Os fungos de vida longa são os organismos mais recentes a serem examinados ao microscópio em busca de novos entendimentos sobre por que eles não acumulam mutações que limitam a vida, dada a sua idade.

Pesquisadores da Universidade de Wageningen, na Holanda, começaram a comparar “as peculiaridades” do crescimento multicelular em fungos filamentosos. O que eles conseguiram foi uma nova hipótese explicando como certos tipos de fungos controlam as mutações de carga livre que se acumulam em seus micélios semelhantes a fios; as estruturas semelhantes a raízes de colônias de fungos.

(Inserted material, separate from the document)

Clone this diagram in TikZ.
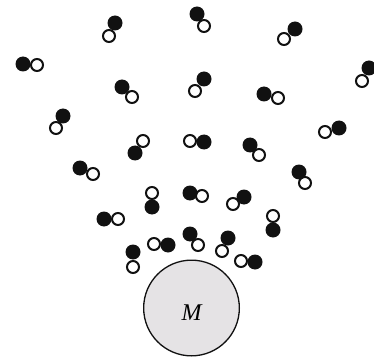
\documentclass[tikz,border=0pt]{standalone}
\usepackage{fontspec}
\newfontfamily\mfont{Liberation Serif}
\definecolor{dotblack}{HTML}{111111}
\definecolor{massgray}{HTML}{E5E3E5}
\tikzset{
  bdot/.style={circle, fill=dotblack, inner sep=0pt, minimum size=15pt},
  wdot/.style={circle, draw=dotblack, fill=white, line width=2pt, inner sep=0pt, minimum size=12pt},
  mass/.style={circle, draw=dotblack, fill=massgray, line width=1.3pt, inner sep=0pt, minimum size=95.7pt},
}
\begin{document}
\begin{tikzpicture}[x=1pt,y=-1pt]
\useasboundingbox (0,0) rectangle (374,358);
\node[mass] (m) at (191.5,308) {};
\node[inner sep=0pt] (mlabel) at (191.7,313) {\mfont\itshape\fontsize{24}{26}\selectfont M};
\foreach \i/\bx/\by/\wx/\wy in {
 1/115/23/109/36, 2/23/64/37/65, 3/122/87/132/97, 4/63/116/56/128,
 5/135/153/143/141, 6/80/168/93/174, 7/197/14/204/26, 8/295/29/284/39,
 9/204/79/195/91, 10/369/68/362/81, 11/264/94/278/98, 12/204/142/190/141,
 13/250/145/259/155, 14/339/128/325/132, 15/299/172/305/183, 16/152/207/152/193,
 17/104/219/118/219, 18/168/245/154/244, 19/133/252/133/267, 20/190/193/202/196,
 21/190/234/198/245, 22/244/197/233/204, 23/273/230/273/216, 24/228/238/222/251,
 25/255/262/241/261}{
  \node[wdot] (w\i) at (\wx,\wy) {};
  \node[bdot] (b\i) at (\bx,\by) {};
}
\end{tikzpicture}
\end{document}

Os filamentos dos fungos formadores de cogumelos passam grande parte de suas longas vidas com dois núcleos separados, cada um contendo metade de um conjunto completo de cromossomos. Apenas nas brânquias dos cogumelos, momentos antes de formar esporos, os dois núcleos haploides se unem em uma breve união para se reproduzirem assexuadamente.

Mutações em qualquer um dos núcleos roubam do micélio afetado sua capacidade de fundir seu filamento fino a outro, forçando outros micélios a pagar o custo da formação de esporos. Com tempo suficiente, os micélios mutantes dominarão o fungo, reduzindo sua capacidade de produzir esporos.

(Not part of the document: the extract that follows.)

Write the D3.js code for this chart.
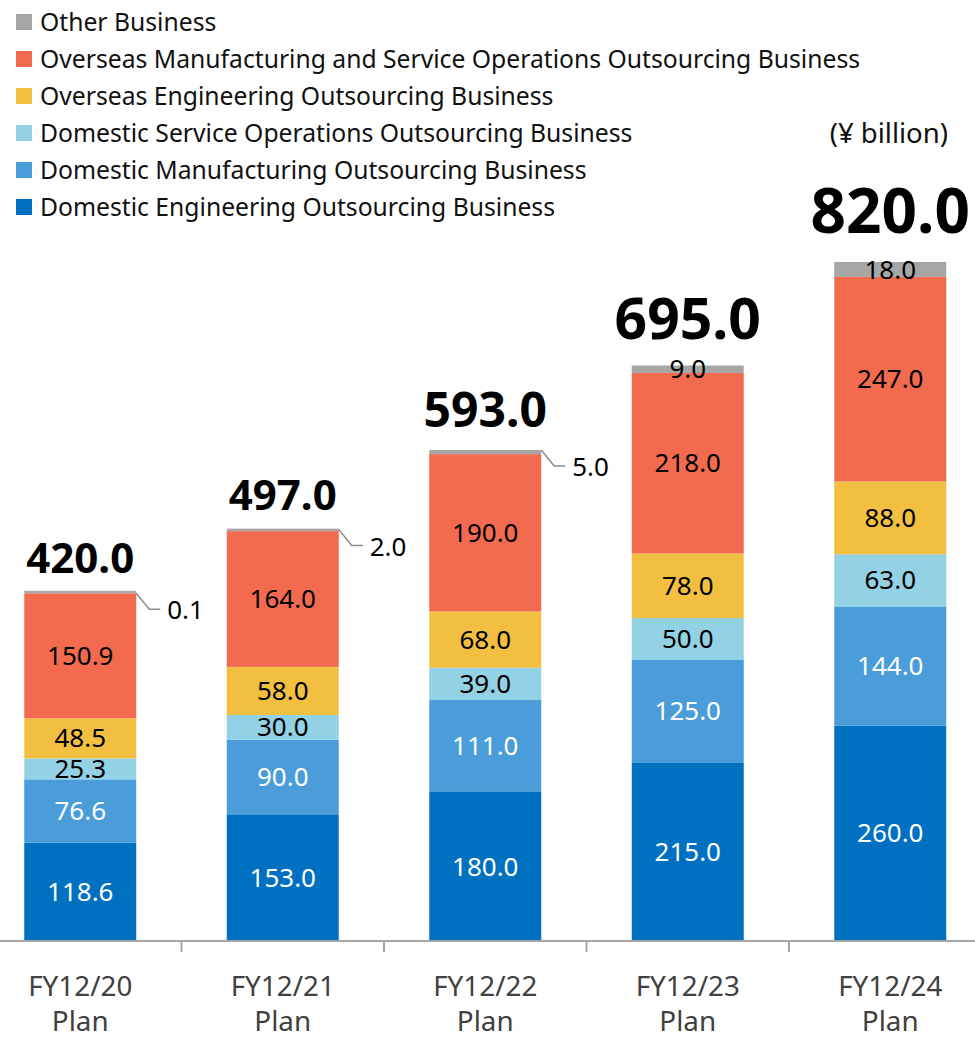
<!DOCTYPE html>
<html>
<head>
<meta charset="utf-8">
<script src="https://cdn.jsdelivr.net/npm/d3@7"></script>
<style>
  body { margin: 0; background: #fff; }
  svg { display: block; font-family: "Noto Sans", "Open Sans", sans-serif; }
</style>
</head>
<body>
<div id="chart"></div>
<script>
// DATA
var categories = ['FY12/20', 'FY12/21', 'FY12/22', 'FY12/23', 'FY12/24'];
var subLabel = 'Plan';

// series, bottom of the stack first
var seriesNames = [
  'Domestic Engineering Outsourcing Business',
  'Domestic Manufacturing Outsourcing Business',
  'Domestic Service Operations Outsourcing Business',
  'Overseas Engineering Outsourcing Business',
  'Overseas Manufacturing and Service Operations Outsourcing Business',
  'Other Business'
];
var domesticEngineering = [118.6, 153.0, 180.0, 215.0, 260.0];
var domesticManufacturing = [76.6, 90.0, 111.0, 125.0, 144.0];
var domesticService = [25.3, 30.0, 39.0, 50.0, 63.0];
var overseasEngineering = [48.5, 58.0, 68.0, 78.0, 88.0];
var overseasManufacturing = [150.9, 164.0, 190.0, 218.0, 247.0];
var otherBusiness = [0.1, 2.0, 5.0, 9.0, 18.0];
var totals = [420.0, 497.0, 593.0, 695.0, 820.0];

var unitLabel = '(\u00a5 billion)';

// STYLE
var colors = ['#0070c0', '#4a9dd8', '#93d1e4', '#f2bf40', '#f26b4f', '#a6a6a6'];
var labelColors = ['#fff', '#fff', '#000', '#000', '#000', '#000'];
var totalSizes = [42, 42, 48, 57, 62];

var W = 975, H = 1038;
var svg = d3.select('#chart').append('svg').attr('width', W).attr('height', H);

var allSeries = [domesticEngineering, domesticManufacturing, domesticService,
                 overseasEngineering, overseasManufacturing, otherBusiness];

var rows = categories.map(function(c, i) {
  var r = { cat: c };
  seriesNames.forEach(function(s, k) { r[s] = allSeries[k][i]; });
  return r;
});
var stacked = d3.stack().keys(seriesNames)(rows);

var x = d3.scaleBand().domain(categories).range([-21, 991.5])
  .paddingInner(0.447).paddingOuter(0.2235);
var y = d3.scaleLinear().domain([0, d3.max(totals)]).range([941, 262]);

// bars (tiny segments get a minimum visible height)
function segH(d) { return Math.max(y(d[0]) - y(d[1]), 2.5); }

var layer = svg.selectAll('g.layer').data(stacked).enter().append('g')
  .attr('class', 'layer')
  .attr('fill', function(d, k) { return colors[k]; });

layer.selectAll('rect').data(function(d) { return d; }).enter().append('rect')
  .attr('x', function(d) { return x(d.data.cat); })
  .attr('width', x.bandwidth())
  .attr('y', function(d) { return y(d[0]) - segH(d); })
  .attr('height', segH);

// segment labels
stacked.forEach(function(s, k) {
  s.forEach(function(d, i) {
    var v = allSeries[k][i];
    var h = y(d[0]) - y(d[1]);
    var cx = x(d.data.cat) + x.bandwidth() / 2;
    if (h < 6) {
      // callout to the right of the bar
      var x0 = x(d.data.cat) + x.bandwidth(), y0 = y(d[1]);
      svg.append('path')
        .attr('d', 'M' + x0 + ',' + y0 + 'l13,16h11')
        .attr('fill', 'none').attr('stroke', '#8c8c8c').attr('stroke-width', 1.5);
      svg.append('text').attr('x', x0 + 31).attr('y', y0 + 17)
        .attr('dy', '0.35em').attr('font-size', 26).attr('fill', '#000')
        .text(v.toFixed(1));
    } else {
      svg.append('text').attr('x', cx).attr('y', (y(d[0]) + y(d[1])) / 2)
        .attr('dy', '0.35em').attr('text-anchor', 'middle')
        .attr('font-size', 26).attr('fill', labelColors[k])
        .text(v.toFixed(1));
    }
  });
});

// totals
totals.forEach(function(t, i) {
  svg.append('text')
    .attr('x', x(categories[i]) + x.bandwidth() / 2)
    .attr('y', y(t) - totalSizes[i] * 0.47)
    .attr('text-anchor', 'middle')
    .attr('font-size', totalSizes[i]).attr('font-weight', 'bold').attr('fill', '#000')
    .text(t.toFixed(1));
});

// axis: baseline with ticks between categories
svg.append('line').attr('x1', 0).attr('x2', W).attr('y1', y(0)).attr('y2', y(0))
  .attr('stroke', '#a6a6a6').attr('stroke-width', 2);
categories.slice(1).forEach(function(c) {
  var tx = x(c) - x.step() * x.paddingInner() / 2;
  svg.append('line').attr('x1', tx).attr('x2', tx).attr('y1', y(0)).attr('y2', y(0) + 11)
    .attr('stroke', '#a6a6a6').attr('stroke-width', 2);
});
categories.forEach(function(c) {
  var t = svg.append('text').attr('text-anchor', 'middle').attr('font-size', 27.8)
    .attr('fill', '#404040');
  t.append('tspan').attr('x', x(c) + x.bandwidth() / 2).attr('y', 996).text(c);
  t.append('tspan').attr('x', x(c) + x.bandwidth() / 2).attr('y', 1031).text(subLabel);
});

// legend, top entry is the top of the stack
var legendOrder = seriesNames.slice().reverse();
legendOrder.forEach(function(s, j) {
  var k = seriesNames.indexOf(s);
  var cy = 22 + j * 37;
  svg.append('rect').attr('x', 16).attr('y', cy - 8).attr('width', 16).attr('height', 16)
    .attr('fill', colors[k]);
  svg.append('text').attr('x', 40).attr('y', cy).attr('dy', '0.35em')
    .attr('font-size', 24.7).attr('fill', '#111').text(s);
});

svg.append('text').attr('x', 948).attr('y', 143).attr('text-anchor', 'end')
  .attr('font-size', 27.5).attr('fill', '#111').text(unitLabel);
</script>
</body>
</html>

Descobertos pela primeira vez no crescimento rápido do bolor Neurospora crassa em 2016, os núcleos mutantes foram apelidados de ‘trapaceiros’ pela maneira como os micélios mutantes não podem iniciar a fusão assexuada com seus próprios filamentos para formar esporos, mas podem pegar carona em outros micélios totalmente funcionais que podem encontrar.

Essa tensão biológica entre células individuais e organismos inteiros ecoa o câncer em outros organismos, onde células mutantes empenhadas em se replicar crescem tão rápido que prejudicam o animal no qual surgiram, às vezes fatalmente.

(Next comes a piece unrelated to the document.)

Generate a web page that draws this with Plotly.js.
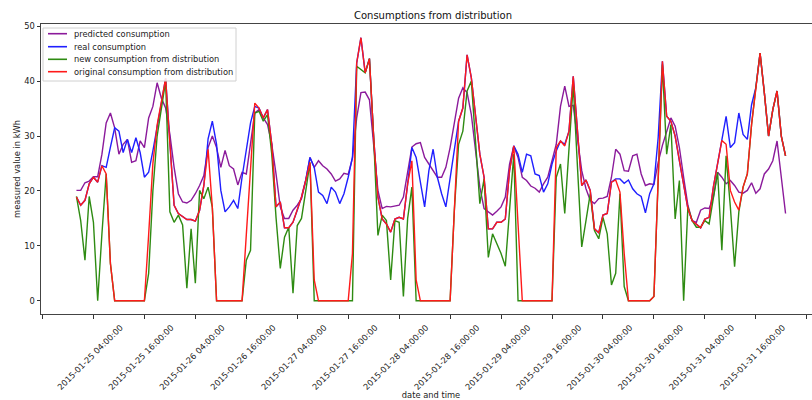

“Como essas mutações [fúngicas] são selecionadas dentro do micélio, mas reduzem a aptidão do micélio como um todo, você pode pensar nelas como uma espécie de ‘câncer de núcleo'”, explica o biólogo evolutivo e principal autor Duur Aanen, da Wageningen University.

Aanen e seus colegas compararam fungos de crescimento rápido e micélios de cogumelos de vida longa, que podem viver centenas de anos. Eles sugerem que os últimos usam um tipo especial de divisão celular chamado ‘conexão de grampo’ para proteger contra mutantes egoístas, permitindo-lhes viver vidas longas sem acumular muitas falhas genéticas.

Nessa forma de divisão celular, um dos núcleos haploides do filamento fica internado em uma baia de contenção até que a célula verifique sua qualidade – e a fusão dos filamentos é possível.

“Ambos os núcleos [estão] testando continuamente um ao outro quanto à capacidade de fusão, um teste em que os núcleos com mutações nos genes de fusão falham”, explica Aanen. “Se a célula não pode se fundir, isso significa um beco sem saída para a célula e, portanto, o fim de seu núcleo.”

Em humanos e outros animais , o câncer se desenvolve depois que um organismo acumula erros genéticos suficientes para desencadear uma divisão celular descontrolada. Vendo esses erros se acumularem com o tempo, você pensaria que criaturas com longa expectativa de vida ou corpos grandes desenvolveriam mais tumores.

Mas elefantes e baleias desafiam esse raciocínio, empregando truques moleculares para reparar o DNA danificado, manter a divisão celular sob controle e suprimir o câncer.

Essas soluções evolutivas para o ‘paradoxo de Peto‘, como é conhecido, são de grande interesse para os cientistas – ou qualquer pessoa que queira prevenir o câncer.

fungos
As baleias desenvolvem pouco câncer, apesar de seus corpos grandes e longas vidas (esquerda). Os fungos de vida longa também são capazes de reduzir o risco vitalício de mutações ‘trapaceiras’ com um tipo especial de divisão celular. (Aanen, Padje & Auxiera, Microbiology and Molecular Biology Reviews , 2023)

Embora existam alguns paralelos neste novo estudo, os fungos são seres estranhos, compreendendo um outro reino da vida para nós, animais. Portanto, pode haver menos chance de os cientistas encontrarem alguma maquinaria celular em fungos capaz de anular o câncer que poderia ser relevante para os seres humanos.

No entanto, ainda podemos apreciar as muitas maneiras pelas quais a evolução dotou os organismos das ferramentas para manter a vida avançando, especialmente quando ela tenta frustrar a si mesma.

Xeque-mate, câncer fúngico.

O estudo foi publicado Microbiology and Molecular Biology Review.